Latest Developments:

• In December 2023, ASML delivered its first High Numerical Aperture (High NA) EUV lithography system, the TWINSCAN EXE:5000, to Intel. This milestone strengthens ASML’s dominance in next-generation lithography, positioning it as an indispensable partner for cutting-edge semiconductor fabrication.
• In April 2025, Applied Materials acquired a 9% stake in Dutch company BESI, becoming its largest shareholder. BESI specializes in advanced semiconductor packaging tools, and this investment signals Applied Materials’ interest in strengthening its position in the advanced packaging segment. The move enables Applied Materials to expand its footprint in high-growth heterogeneous integration and 3D chip packaging technologies.

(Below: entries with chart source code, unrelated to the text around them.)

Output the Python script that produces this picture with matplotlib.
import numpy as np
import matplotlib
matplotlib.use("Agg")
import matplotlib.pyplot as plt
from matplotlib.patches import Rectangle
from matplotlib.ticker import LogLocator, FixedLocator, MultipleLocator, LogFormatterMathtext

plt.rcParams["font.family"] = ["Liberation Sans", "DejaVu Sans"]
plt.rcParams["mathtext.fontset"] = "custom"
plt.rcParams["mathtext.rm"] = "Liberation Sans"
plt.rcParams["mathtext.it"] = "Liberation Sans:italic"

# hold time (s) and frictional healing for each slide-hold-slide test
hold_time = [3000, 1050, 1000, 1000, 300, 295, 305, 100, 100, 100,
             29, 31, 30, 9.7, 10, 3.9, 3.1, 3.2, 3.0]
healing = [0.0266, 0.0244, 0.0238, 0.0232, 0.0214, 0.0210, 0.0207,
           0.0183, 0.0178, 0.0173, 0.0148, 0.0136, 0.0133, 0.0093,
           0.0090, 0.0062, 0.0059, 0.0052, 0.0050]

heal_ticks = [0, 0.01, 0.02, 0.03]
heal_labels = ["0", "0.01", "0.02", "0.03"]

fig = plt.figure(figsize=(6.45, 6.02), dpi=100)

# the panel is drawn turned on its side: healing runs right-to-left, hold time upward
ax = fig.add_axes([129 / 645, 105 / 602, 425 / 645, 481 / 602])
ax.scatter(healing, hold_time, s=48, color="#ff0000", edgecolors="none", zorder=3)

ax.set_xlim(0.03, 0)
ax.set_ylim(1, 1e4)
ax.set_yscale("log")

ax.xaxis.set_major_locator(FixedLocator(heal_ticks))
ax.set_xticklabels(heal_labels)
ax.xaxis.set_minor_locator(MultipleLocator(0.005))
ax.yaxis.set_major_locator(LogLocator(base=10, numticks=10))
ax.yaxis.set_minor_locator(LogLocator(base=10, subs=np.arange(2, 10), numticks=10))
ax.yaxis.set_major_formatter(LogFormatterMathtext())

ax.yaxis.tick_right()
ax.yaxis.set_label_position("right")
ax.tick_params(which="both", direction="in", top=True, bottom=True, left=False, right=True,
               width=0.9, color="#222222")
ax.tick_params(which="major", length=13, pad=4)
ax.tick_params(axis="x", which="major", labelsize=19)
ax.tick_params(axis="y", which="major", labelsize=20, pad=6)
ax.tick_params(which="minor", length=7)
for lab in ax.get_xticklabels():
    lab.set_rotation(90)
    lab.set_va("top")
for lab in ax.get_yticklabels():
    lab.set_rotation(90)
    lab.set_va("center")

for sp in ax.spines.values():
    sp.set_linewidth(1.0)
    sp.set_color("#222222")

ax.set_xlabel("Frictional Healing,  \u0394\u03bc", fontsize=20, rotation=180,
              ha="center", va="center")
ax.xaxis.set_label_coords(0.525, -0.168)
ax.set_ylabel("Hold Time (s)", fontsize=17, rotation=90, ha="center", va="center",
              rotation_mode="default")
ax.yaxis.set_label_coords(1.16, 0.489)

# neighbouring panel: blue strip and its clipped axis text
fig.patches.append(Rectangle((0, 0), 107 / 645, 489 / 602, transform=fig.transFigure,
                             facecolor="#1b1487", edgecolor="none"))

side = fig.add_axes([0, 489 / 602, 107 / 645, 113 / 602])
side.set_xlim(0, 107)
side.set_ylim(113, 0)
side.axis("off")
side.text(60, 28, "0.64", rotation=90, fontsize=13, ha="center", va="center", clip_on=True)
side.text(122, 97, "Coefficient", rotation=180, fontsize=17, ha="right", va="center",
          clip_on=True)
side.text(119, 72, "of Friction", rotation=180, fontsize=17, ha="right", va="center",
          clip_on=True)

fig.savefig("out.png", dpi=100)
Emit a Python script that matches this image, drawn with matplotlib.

• In January 2024, Tokyo Electron announced plans to nearly double its R&D expenditures over the next five years. This initiative aims to enhance the development of cutting-edge chip manufacturing tools, reflecting the company’s commitment to innovation. The increased R&D investment supports Tokyo Electron’s efforts to remain competitive in advanced node equipment and meet evolving customer demands.